The Director-General of National Emergency Management Agency (NEMA), Alhaji Muhammadu Sani-Sidi, has urged state governments to enforce physical planning regulations as part of measures to prevent flooding.
He gave the advice when he paid a courtesy call on the Jigawa Deputy Governor, Alhaji Ahmed Mahmoud, on Sunday in Dutse.
Sani-Sidi explained that most of the incidents of flooding which occurred in some parts of the country this year were due to the building of structures on the waterways.
"Rapid urbanisation, occasioned by natural population growth and rural-urban migration, has given rise to land use pressure and weak adherence to physical planning regulations in towns and cities," he said.

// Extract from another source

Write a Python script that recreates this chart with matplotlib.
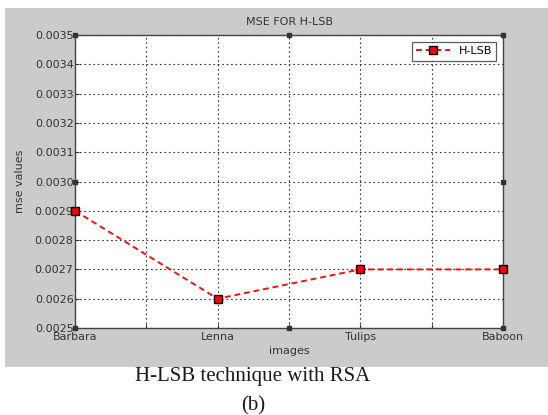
import numpy as np
import matplotlib.pyplot as plt
from matplotlib.patches import Rectangle

# data
images = ['Barbara', 'Lenna', 'Tulips', 'Baboon']
mse = [0.0029, 0.0026, 0.0027, 0.0027]
xpos = [1, 2, 3, 4]

W, H = 548, 415
fig = plt.figure(figsize=(W/100, H/100), dpi=100, facecolor='white')

# grey matlab-style figure panel
fig.patches.append(Rectangle((5/W, 1 - 367/H), 543/W, (367 - 8)/H,
                             transform=fig.transFigure, facecolor='#cbcbcb',
                             edgecolor='none', zorder=-5))

ax = fig.add_axes([75/W, 1 - 328/H, (503 - 75)/W, (328 - 35)/H])
ax.set_facecolor('white')

ax.plot(xpos, mse, color='#ee1111', linestyle=(0, (3, 2)), marker='s',
        linewidth=1.4, markersize=6,
        markerfacecolor='red', markeredgecolor='black', markeredgewidth=1.0,
        label='H-LSB', clip_on=False, zorder=5)

ax.set_xlim(1, 4)
ax.set_ylim(0.0025, 0.0035)
ax.set_xticks(np.arange(1, 4.01, 0.5))
ax.set_xticklabels(['Barbara', '', 'Lenna', '', 'Tulips', '', 'Baboon'])
ax.set_yticks(np.arange(0.0025, 0.00351, 0.0001))
ax.set_yticklabels(['%.4f' % v for v in np.arange(0.0025, 0.00351, 0.0001)])
ax.tick_params(labelsize=8, colors='#333333', length=3, direction='in')
ax.tick_params(axis='x', pad=3)
ax.tick_params(axis='y', pad=1)
ax.grid(True, linestyle=(0, (1.5, 2.5)), color='#333333', linewidth=0.8)
for s in ax.spines.values():
    s.set_color('#444444')
    s.set_linewidth(1.0)

# little black boxes on the frame
bx = [1, 2.5, 4, 1, 4, 1, 2.5, 4]
by = [0.0035, 0.0035, 0.0035, 0.0030, 0.0030, 0.0025, 0.0025, 0.0025]
ax.plot(bx, by, 's', color='#333333', markersize=3.5, clip_on=False, zorder=6)

ax.set_title('MSE FOR H-LSB', fontsize=8, color='#333333', pad=7)
ax.set_xlabel('images', fontsize=8, color='#333333', labelpad=3)
ax.set_ylabel('mse values', fontsize=8, color='#333333', labelpad=7)

leg = ax.legend(loc='upper right', fontsize=8, frameon=True, fancybox=False,
                handlelength=3, borderaxespad=0.6)
leg.get_frame().set_edgecolor('#333333')
leg.get_frame().set_linewidth(0.9)

fig.text(253/W, 1 - 377/H, 'H-LSB technique with RSA', ha='center', va='center',
         fontsize=15, family='Liberation Serif', color='#1a1a1a')
fig.text(253/W, 1 - 406/H, '(b)', ha='center', va='center',
         fontsize=15, family='Liberation Serif', color='#1a1a1a')

fig.savefig('out.png', dpi=100, facecolor='white')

The NEMA director-general said the recent flooding in Jigawa was a wake-up call towards efficient and effective disaster management and the building of communal resilience in urban and rural communities
He added that NEMA was willing to collaborate with the Jigawa Government to explore long-term sustainable solutions to disasters.
Sani-Sidi lauded the state government for the support it had been giving to the State Emergency Management Agency and called for improved funding.
In his remarks, Mahmoud thanked NEMA for its prompt response which helped to alleviate the sufferings of persons displaced by floods in the state.
He expressed government's willingness to collaborate with NEMA to tackle disasters in the state.
Earlier, NEMA had distributed relief materials worth millions of Naira to flood victims in the state.
The News Agency of Nigeria (NAN) recalls that flood had killed about 20 people, destroyed houses and farmlands in the 17 Local Government Areas of the state in August, 2012.
During the distribution of relief materials in Birnin-Kudu on Sunday, Sani-Sidi said the gesture was to cushion the effect of the floods in the affected areas.
He advised the victims to take what had happened as an act of God and warned the people to desist from building on waterways to avoid flooding.
"Flooding is a natural disaster, but it can be prevented or controlled," the NEMA director-general had said.
NAN reports that the items distributed included 4,000 planks, 1,200 bags of cement, 400 bags of rice, 300 mats and 200 buckets.